(Entries with chart source code)

* Begin *

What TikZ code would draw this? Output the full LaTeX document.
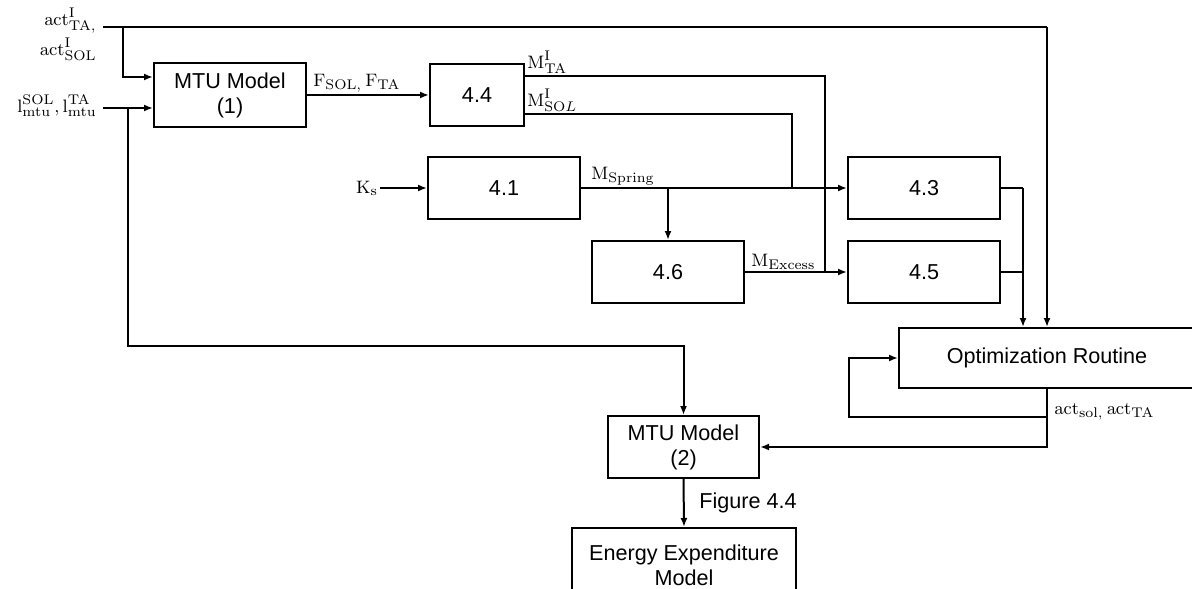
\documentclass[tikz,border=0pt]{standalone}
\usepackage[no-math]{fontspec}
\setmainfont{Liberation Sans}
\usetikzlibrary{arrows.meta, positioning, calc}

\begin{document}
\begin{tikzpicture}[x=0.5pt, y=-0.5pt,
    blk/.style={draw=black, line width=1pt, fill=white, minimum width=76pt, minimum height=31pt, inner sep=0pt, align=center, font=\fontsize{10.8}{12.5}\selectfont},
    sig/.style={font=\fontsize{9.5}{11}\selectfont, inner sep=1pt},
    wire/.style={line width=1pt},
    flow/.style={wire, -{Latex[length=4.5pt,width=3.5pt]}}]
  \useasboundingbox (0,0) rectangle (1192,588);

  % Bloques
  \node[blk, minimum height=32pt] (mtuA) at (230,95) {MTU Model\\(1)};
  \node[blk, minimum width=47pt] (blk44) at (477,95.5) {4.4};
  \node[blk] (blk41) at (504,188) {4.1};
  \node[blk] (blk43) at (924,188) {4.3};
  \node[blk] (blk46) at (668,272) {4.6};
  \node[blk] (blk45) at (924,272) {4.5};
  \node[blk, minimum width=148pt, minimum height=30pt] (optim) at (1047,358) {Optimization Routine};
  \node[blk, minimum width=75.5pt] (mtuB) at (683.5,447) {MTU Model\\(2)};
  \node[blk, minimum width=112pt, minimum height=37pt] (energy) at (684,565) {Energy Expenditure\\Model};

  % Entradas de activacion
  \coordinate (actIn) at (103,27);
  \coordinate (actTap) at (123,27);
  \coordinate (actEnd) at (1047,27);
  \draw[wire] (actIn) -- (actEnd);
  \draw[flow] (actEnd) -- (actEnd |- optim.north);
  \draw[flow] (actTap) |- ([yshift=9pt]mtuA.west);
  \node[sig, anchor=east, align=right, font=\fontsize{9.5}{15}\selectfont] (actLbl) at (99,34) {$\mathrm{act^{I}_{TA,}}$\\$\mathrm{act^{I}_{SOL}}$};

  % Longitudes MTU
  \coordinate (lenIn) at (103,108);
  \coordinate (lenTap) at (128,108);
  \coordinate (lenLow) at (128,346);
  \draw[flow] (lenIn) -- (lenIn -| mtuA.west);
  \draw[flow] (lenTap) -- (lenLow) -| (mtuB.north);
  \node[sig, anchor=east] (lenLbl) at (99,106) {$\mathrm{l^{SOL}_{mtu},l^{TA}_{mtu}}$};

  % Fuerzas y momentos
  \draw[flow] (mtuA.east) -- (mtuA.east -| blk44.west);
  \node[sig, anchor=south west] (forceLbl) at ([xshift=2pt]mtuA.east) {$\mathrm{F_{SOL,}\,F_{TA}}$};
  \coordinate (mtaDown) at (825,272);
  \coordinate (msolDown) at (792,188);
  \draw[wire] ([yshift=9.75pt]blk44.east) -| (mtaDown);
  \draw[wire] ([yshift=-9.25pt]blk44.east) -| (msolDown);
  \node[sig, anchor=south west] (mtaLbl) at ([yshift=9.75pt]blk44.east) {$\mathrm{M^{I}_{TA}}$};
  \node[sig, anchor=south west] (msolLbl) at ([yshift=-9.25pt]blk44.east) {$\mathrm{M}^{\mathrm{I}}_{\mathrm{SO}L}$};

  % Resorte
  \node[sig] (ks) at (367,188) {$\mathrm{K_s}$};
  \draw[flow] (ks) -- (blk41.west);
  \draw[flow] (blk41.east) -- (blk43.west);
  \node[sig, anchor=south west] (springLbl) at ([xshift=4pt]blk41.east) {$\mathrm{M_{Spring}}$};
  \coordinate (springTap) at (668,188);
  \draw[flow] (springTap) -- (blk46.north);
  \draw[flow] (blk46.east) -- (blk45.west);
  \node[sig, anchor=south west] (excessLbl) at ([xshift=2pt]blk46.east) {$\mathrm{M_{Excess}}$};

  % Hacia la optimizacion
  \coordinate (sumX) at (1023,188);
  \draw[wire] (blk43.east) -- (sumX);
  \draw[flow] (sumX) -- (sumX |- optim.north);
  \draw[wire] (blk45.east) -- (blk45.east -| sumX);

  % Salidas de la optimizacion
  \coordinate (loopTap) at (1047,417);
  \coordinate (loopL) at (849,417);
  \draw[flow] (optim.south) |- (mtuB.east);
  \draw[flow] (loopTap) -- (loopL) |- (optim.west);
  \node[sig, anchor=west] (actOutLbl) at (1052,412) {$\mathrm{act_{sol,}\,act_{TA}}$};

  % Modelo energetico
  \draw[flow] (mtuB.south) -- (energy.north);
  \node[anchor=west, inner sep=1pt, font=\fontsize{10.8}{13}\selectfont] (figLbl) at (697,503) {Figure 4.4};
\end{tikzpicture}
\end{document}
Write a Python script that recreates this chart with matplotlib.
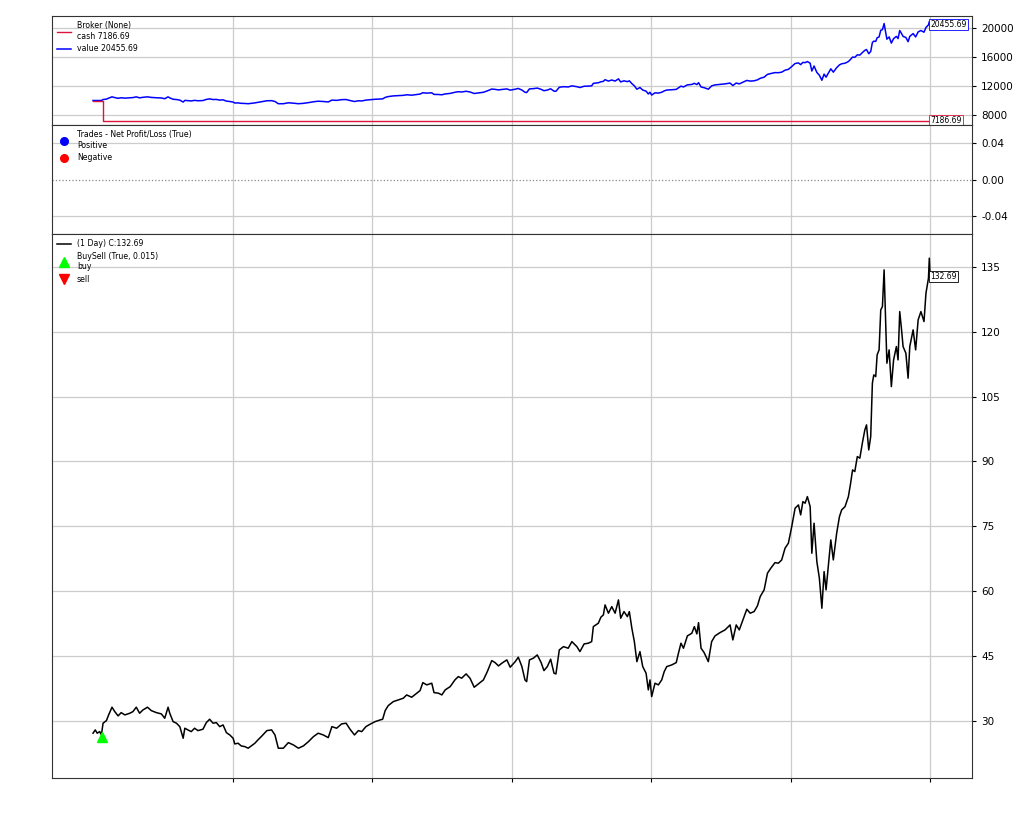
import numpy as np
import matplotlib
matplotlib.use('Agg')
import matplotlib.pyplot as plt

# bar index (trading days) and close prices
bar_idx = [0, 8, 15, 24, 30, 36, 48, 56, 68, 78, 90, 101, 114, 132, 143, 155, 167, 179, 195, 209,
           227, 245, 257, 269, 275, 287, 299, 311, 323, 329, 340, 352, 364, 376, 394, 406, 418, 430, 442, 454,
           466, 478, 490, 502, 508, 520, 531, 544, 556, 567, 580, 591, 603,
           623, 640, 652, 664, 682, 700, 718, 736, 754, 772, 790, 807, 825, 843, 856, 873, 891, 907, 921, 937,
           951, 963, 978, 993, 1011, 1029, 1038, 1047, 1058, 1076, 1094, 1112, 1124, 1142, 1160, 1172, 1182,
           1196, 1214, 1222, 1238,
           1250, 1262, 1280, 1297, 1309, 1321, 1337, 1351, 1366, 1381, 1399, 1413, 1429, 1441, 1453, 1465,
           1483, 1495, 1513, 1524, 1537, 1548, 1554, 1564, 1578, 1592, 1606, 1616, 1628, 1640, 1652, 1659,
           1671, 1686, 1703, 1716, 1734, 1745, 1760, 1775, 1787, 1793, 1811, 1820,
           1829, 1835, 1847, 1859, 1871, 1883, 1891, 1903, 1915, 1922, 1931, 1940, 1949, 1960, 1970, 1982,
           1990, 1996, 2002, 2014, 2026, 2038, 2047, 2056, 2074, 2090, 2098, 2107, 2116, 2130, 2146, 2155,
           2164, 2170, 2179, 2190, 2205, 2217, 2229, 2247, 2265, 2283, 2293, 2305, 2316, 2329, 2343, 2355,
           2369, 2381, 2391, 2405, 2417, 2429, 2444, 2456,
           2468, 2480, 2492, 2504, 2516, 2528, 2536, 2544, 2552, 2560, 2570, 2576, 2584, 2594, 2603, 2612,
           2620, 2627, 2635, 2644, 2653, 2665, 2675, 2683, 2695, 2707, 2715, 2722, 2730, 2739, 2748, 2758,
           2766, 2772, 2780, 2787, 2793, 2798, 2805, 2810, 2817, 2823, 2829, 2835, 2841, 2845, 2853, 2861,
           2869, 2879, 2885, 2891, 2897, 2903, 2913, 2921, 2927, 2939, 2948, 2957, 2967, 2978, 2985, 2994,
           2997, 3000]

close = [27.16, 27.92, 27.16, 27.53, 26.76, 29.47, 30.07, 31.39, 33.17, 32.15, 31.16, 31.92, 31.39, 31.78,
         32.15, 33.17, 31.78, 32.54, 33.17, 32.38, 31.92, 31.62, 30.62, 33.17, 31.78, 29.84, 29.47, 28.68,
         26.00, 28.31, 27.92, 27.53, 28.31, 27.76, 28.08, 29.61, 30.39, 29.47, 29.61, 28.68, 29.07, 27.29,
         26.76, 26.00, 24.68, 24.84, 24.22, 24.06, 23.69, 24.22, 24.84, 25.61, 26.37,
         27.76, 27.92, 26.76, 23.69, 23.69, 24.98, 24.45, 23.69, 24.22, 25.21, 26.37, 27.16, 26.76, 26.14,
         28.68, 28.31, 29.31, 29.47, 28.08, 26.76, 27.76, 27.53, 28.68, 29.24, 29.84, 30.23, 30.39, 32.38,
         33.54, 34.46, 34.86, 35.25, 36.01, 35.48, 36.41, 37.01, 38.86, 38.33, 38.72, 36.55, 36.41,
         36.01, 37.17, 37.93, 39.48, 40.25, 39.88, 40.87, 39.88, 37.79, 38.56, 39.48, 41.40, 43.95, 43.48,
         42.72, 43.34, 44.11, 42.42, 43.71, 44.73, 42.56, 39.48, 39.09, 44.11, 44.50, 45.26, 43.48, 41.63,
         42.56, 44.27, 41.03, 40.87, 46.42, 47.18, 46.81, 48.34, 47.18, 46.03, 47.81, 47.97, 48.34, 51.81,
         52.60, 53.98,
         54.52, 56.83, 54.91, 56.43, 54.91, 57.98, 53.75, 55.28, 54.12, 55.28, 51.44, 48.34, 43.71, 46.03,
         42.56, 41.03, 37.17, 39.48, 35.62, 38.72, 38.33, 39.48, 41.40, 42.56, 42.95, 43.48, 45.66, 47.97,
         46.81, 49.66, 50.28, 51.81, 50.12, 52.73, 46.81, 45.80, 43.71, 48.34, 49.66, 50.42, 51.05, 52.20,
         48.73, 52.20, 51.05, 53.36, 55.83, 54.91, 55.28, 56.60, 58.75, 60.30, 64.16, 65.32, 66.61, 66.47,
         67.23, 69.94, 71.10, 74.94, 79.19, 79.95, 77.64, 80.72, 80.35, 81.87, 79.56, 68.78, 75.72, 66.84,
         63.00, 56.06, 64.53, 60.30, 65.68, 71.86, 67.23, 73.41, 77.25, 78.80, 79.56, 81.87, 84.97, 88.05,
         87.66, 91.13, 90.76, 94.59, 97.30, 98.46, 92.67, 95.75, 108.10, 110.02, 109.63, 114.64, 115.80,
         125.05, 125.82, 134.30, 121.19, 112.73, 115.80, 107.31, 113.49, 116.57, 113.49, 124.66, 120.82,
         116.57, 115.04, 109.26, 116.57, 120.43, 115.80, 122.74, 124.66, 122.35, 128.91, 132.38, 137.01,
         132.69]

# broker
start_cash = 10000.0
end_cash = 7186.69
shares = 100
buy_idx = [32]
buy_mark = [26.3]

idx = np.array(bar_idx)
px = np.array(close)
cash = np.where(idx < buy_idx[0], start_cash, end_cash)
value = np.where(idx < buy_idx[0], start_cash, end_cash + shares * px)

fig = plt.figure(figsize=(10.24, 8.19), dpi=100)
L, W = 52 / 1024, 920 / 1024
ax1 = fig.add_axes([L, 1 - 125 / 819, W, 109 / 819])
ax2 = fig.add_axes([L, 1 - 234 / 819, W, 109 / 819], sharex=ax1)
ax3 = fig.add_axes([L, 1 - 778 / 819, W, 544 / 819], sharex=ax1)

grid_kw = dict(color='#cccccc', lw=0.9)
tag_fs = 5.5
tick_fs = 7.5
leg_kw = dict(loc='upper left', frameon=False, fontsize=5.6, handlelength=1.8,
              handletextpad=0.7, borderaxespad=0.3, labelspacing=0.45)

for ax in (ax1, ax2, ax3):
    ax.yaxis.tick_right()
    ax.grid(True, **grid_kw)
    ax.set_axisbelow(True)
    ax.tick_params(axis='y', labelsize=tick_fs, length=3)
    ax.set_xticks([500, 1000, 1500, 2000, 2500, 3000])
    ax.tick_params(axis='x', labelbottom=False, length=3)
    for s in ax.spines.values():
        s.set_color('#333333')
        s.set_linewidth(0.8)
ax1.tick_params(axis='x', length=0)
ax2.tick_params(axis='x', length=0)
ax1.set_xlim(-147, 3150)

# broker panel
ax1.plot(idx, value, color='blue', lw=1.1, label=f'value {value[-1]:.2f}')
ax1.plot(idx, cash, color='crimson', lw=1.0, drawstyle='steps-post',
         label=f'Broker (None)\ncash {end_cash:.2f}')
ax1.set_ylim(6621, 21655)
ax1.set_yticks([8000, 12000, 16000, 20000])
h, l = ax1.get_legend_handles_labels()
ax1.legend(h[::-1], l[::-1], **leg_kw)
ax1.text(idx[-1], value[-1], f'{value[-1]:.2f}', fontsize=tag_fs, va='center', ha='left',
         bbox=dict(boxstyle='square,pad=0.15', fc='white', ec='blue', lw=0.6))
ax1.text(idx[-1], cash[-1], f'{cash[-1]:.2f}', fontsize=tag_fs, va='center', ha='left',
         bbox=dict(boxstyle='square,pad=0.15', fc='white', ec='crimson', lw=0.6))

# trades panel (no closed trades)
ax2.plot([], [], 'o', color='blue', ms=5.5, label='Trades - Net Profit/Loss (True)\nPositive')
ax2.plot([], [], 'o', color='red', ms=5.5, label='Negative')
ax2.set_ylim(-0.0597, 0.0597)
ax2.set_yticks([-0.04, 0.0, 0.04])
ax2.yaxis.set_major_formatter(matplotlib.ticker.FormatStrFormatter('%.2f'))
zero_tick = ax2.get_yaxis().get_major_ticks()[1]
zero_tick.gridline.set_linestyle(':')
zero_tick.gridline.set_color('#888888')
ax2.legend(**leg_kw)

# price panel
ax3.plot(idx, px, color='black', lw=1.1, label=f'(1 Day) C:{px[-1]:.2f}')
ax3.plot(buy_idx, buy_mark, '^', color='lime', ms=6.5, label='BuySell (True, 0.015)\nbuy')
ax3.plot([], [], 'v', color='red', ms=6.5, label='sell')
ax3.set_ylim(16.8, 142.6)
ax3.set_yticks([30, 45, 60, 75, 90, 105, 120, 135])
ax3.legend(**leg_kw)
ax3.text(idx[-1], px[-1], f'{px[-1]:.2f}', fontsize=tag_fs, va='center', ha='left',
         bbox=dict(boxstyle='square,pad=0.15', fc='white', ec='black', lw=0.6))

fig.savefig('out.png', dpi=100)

* End *

*Required work*: Take the records from their first line through the line containing "(0,0) rectangle (1192,588);" and please return exactly those lines, both ends included, minus the pictures.

*Result below*:
What TikZ code would draw this? Output the full LaTeX document.
\documentclass[tikz,border=0pt]{standalone}
\usepackage[no-math]{fontspec}
\setmainfont{Liberation Sans}
\usetikzlibrary{arrows.meta, positioning, calc}

\begin{document}
\begin{tikzpicture}[x=0.5pt, y=-0.5pt,
    blk/.style={draw=black, line width=1pt, fill=white, minimum width=76pt, minimum height=31pt, inner sep=0pt, align=center, font=\fontsize{10.8}{12.5}\selectfont},
    sig/.style={font=\fontsize{9.5}{11}\selectfont, inner sep=1pt},
    wire/.style={line width=1pt},
    flow/.style={wire, -{Latex[length=4.5pt,width=3.5pt]}}]
  \useasboundingbox (0,0) rectangle (1192,588);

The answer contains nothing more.